WHAT YOU WILL DO
All lines below must be repeated exactly, with the pictures omitted.
== == ==
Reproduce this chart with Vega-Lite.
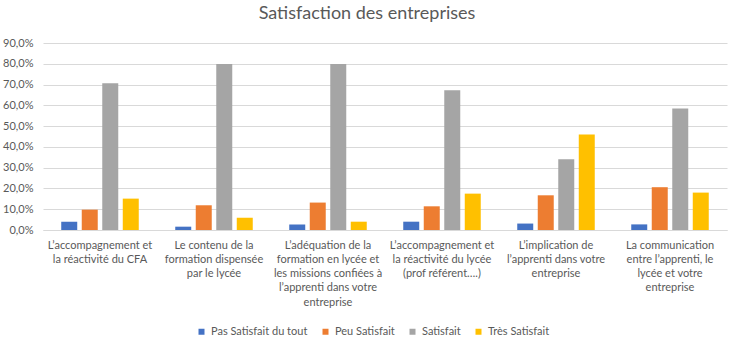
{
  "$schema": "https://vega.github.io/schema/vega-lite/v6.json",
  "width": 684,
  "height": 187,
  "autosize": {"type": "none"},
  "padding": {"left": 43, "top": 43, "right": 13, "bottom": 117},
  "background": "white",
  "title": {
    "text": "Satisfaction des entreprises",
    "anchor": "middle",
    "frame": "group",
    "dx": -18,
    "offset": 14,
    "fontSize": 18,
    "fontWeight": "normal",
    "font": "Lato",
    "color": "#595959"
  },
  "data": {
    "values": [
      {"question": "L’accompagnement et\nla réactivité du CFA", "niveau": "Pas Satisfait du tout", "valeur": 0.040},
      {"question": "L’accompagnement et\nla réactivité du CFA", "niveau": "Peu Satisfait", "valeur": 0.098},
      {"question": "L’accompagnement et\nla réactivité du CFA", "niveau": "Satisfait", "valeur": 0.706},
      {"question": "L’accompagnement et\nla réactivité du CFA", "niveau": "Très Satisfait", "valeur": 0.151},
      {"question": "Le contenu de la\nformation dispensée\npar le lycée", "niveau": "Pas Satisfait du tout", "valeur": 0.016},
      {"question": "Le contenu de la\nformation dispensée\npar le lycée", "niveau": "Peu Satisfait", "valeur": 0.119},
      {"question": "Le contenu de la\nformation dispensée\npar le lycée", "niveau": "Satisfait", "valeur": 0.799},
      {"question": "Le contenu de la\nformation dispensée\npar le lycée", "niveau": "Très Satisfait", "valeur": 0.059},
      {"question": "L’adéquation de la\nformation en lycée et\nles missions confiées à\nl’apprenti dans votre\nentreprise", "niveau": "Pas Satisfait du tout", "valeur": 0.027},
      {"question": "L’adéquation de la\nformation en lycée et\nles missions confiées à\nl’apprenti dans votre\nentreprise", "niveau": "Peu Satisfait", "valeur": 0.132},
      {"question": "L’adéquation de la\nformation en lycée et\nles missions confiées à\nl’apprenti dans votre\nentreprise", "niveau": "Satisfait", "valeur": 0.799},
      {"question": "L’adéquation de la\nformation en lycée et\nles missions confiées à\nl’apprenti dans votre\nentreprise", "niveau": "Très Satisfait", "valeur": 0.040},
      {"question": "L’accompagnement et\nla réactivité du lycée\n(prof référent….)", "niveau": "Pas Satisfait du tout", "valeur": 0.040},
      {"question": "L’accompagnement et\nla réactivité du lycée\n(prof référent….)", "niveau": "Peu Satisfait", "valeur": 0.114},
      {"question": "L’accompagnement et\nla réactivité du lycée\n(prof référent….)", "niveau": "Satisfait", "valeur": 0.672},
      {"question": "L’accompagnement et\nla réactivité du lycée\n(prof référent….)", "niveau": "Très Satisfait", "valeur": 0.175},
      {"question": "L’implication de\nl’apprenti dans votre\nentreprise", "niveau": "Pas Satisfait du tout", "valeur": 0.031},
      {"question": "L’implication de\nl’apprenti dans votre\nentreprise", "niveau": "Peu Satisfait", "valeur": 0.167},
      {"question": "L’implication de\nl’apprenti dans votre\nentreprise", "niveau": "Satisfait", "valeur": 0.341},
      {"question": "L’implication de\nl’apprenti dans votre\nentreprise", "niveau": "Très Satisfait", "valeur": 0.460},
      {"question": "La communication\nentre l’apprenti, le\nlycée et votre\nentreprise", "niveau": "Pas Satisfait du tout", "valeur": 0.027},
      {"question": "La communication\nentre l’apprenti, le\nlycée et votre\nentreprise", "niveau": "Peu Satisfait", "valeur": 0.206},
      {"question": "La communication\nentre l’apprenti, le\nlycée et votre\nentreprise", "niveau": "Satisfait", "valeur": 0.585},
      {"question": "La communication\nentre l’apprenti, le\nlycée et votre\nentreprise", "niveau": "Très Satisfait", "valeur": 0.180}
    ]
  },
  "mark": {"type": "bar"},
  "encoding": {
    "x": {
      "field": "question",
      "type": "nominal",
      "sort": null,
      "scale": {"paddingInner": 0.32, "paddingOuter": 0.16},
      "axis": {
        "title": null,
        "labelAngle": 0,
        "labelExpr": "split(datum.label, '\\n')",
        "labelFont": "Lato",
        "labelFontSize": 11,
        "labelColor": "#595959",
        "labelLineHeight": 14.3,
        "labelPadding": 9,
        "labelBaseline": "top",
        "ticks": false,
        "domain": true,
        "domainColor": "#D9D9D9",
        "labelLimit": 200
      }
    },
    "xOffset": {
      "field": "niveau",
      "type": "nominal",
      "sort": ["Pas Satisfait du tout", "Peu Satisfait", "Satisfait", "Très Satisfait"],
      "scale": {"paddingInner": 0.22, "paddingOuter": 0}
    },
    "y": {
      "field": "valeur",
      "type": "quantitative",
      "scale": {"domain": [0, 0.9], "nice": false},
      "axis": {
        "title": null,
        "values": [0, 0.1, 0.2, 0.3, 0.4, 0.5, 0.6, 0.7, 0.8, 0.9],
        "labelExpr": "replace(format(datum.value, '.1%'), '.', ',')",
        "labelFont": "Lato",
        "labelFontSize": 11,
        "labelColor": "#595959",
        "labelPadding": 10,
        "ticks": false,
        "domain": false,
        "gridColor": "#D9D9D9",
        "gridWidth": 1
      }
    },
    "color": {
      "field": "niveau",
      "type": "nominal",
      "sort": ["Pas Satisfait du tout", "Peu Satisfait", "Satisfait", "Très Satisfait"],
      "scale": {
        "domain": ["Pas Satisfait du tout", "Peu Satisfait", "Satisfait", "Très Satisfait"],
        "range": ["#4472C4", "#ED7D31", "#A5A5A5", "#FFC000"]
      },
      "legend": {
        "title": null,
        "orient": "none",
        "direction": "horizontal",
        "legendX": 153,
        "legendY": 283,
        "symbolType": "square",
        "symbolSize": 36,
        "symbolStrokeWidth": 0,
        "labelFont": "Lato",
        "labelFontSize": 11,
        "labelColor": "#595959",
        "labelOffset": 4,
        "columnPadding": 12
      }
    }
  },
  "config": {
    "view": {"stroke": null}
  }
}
== == ==
CORRECT RESULT
Reproduce this chart with Vega-Lite.
{
  "$schema": "https://vega.github.io/schema/vega-lite/v6.json",
  "width": 684,
  "height": 187,
  "autosize": {"type": "none"},
  "padding": {"left": 43, "top": 43, "right": 13, "bottom": 117},
  "background": "white",
  "title": {
    "text": "Satisfaction des entreprises",
    "anchor": "middle",
    "frame": "group",
    "dx": -18,
    "offset": 14,
    "fontSize": 18,
    "fontWeight": "normal",
    "font": "Lato",
    "color": "#595959"
  },
  "data": {
    "values": [
      {"question": "L’accompagnement et\nla réactivité du CFA", "niveau": "Pas Satisfait du tout", "valeur": 0.040},
      {"question": "L’accompagnement et\nla réactivité du CFA", "niveau": "Peu Satisfait", "valeur": 0.098},
      {"question": "L’accompagnement et\nla réactivité du CFA", "niveau": "Satisfait", "valeur": 0.706},
      {"question": "L’accompagnement et\nla réactivité du CFA", "niveau": "Très Satisfait", "valeur": 0.151},
      {"question": "Le contenu de la\nformation dispensée\npar le lycée", "niveau": "Pas Satisfait du tout", "valeur": 0.016},
      {"question": "Le contenu de la\nformation dispensée\npar le lycée", "niveau": "Peu Satisfait", "valeur": 0.119},
      {"question": "Le contenu de la\nformation dispensée\npar le lycée", "niveau": "Satisfait", "valeur": 0.799},
      {"question": "Le contenu de la\nformation dispensée\npar le lycée", "niveau": "Très Satisfait", "valeur": 0.059},
      {"question": "L’adéquation de la\nformation en lycée et\nles missions confiées à\nl’apprenti dans votre\nentreprise", "niveau": "Pas Satisfait du tout", "valeur": 0.027},
      {"question": "L’adéquation de la\nformation en lycée et\nles missions confiées à\nl’apprenti dans votre\nentreprise", "niveau": "Peu Satisfait", "valeur": 0.132},
      {"question": "L’adéquation de la\nformation en lycée et\nles missions confiées à\nl’apprenti dans votre\nentreprise", "niveau": "Satisfait", "valeur": 0.799},
      {"question": "L’adéquation de la\nformation en lycée et\nles missions confiées à\nl’apprenti dans votre\nentreprise", "niveau": "Très Satisfait", "valeur": 0.040},
      {"question": "L’accompagnement et\nla réactivité du lycée\n(prof référent….)", "niveau": "Pas Satisfait du tout", "valeur": 0.040},
      {"question": "L’accompagnement et\nla réactivité du lycée\n(prof référent….)", "niveau": "Peu Satisfait", "valeur": 0.114},
      {"question": "L’accompagnement et\nla réactivité du lycée\n(prof référent….)", "niveau": "Satisfait", "valeur": 0.672},
      {"question": "L’accompagnement et\nla réactivité du lycée\n(prof référent….)", "niveau": "Très Satisfait", "valeur": 0.175},
      {"question": "L’implication de\nl’apprenti dans votre\nentreprise", "niveau": "Pas Satisfait du tout", "valeur": 0.031},
      {"question": "L’implication de\nl’apprenti dans votre\nentreprise", "niveau": "Peu Satisfait", "valeur": 0.167},
      {"question": "L’implication de\nl’apprenti dans votre\nentreprise", "niveau": "Satisfait", "valeur": 0.341},
      {"question": "L’implication de\nl’apprenti dans votre\nentreprise", "niveau": "Très Satisfait", "valeur": 0.460},
      {"question": "La communication\nentre l’apprenti, le\nlycée et votre\nentreprise", "niveau": "Pas Satisfait du tout", "valeur": 0.027},
      {"question": "La communication\nentre l’apprenti, le\nlycée et votre\nentreprise", "niveau": "Peu Satisfait", "valeur": 0.206},
      {"question": "La communication\nentre l’apprenti, le\nlycée et votre\nentreprise", "niveau": "Satisfait", "valeur": 0.585},
      {"question": "La communication\nentre l’apprenti, le\nlycée et votre\nentreprise", "niveau": "Très Satisfait", "valeur": 0.180}
    ]
  },
  "mark": {"type": "bar"},
  "encoding": {
    "x": {
      "field": "question",
      "type": "nominal",
      "sort": null,
      "scale": {"paddingInner": 0.32, "paddingOuter": 0.16},
      "axis": {
        "title": null,
        "labelAngle": 0,
        "labelExpr": "split(datum.label, '\\n')",
        "labelFont": "Lato",
        "labelFontSize": 11,
        "labelColor": "#595959",
        "labelLineHeight": 14.3,
        "labelPadding": 9,
        "labelBaseline": "top",
        "ticks": false,
        "domain": true,
        "domainColor": "#D9D9D9",
        "labelLimit": 200
      }
    },
    "xOffset": {
      "field": "niveau",
      "type": "nominal",
      "sort": ["Pas Satisfait du tout", "Peu Satisfait", "Satisfait", "Très Satisfait"],
      "scale": {"paddingInner": 0.22, "paddingOuter": 0}
    },
    "y": {
      "field": "valeur",
      "type": "quantitative",
      "scale": {"domain": [0, 0.9], "nice": false},
      "axis": {
        "title": null,
        "values": [0, 0.1, 0.2, 0.3, 0.4, 0.5, 0.6, 0.7, 0.8, 0.9],
        "labelExpr": "replace(format(datum.value, '.1%'), '.', ',')",
        "labelFont": "Lato",
        "labelFontSize": 11,
        "labelColor": "#595959",
        "labelPadding": 10,
        "ticks": false,
        "domain": false,
        "gridColor": "#D9D9D9",
        "gridWidth": 1
      }
    },
    "color": {
      "field": "niveau",
      "type": "nominal",
      "sort": ["Pas Satisfait du tout", "Peu Satisfait", "Satisfait", "Très Satisfait"],
      "scale": {
        "domain": ["Pas Satisfait du tout", "Peu Satisfait", "Satisfait", "Très Satisfait"],
        "range": ["#4472C4", "#ED7D31", "#A5A5A5", "#FFC000"]
      },
      "legend": {
        "title": null,
        "orient": "none",
        "direction": "horizontal",
        "legendX": 153,
        "legendY": 283,
        "symbolType": "square",
        "symbolSize": 36,
        "symbolStrokeWidth": 0,
        "labelFont": "Lato",
        "labelFontSize": 11,
        "labelColor": "#595959",
        "labelOffset": 4,
        "columnPadding": 12
      }
    }
  },
  "config": {
    "view": {"stroke": null}
  }
}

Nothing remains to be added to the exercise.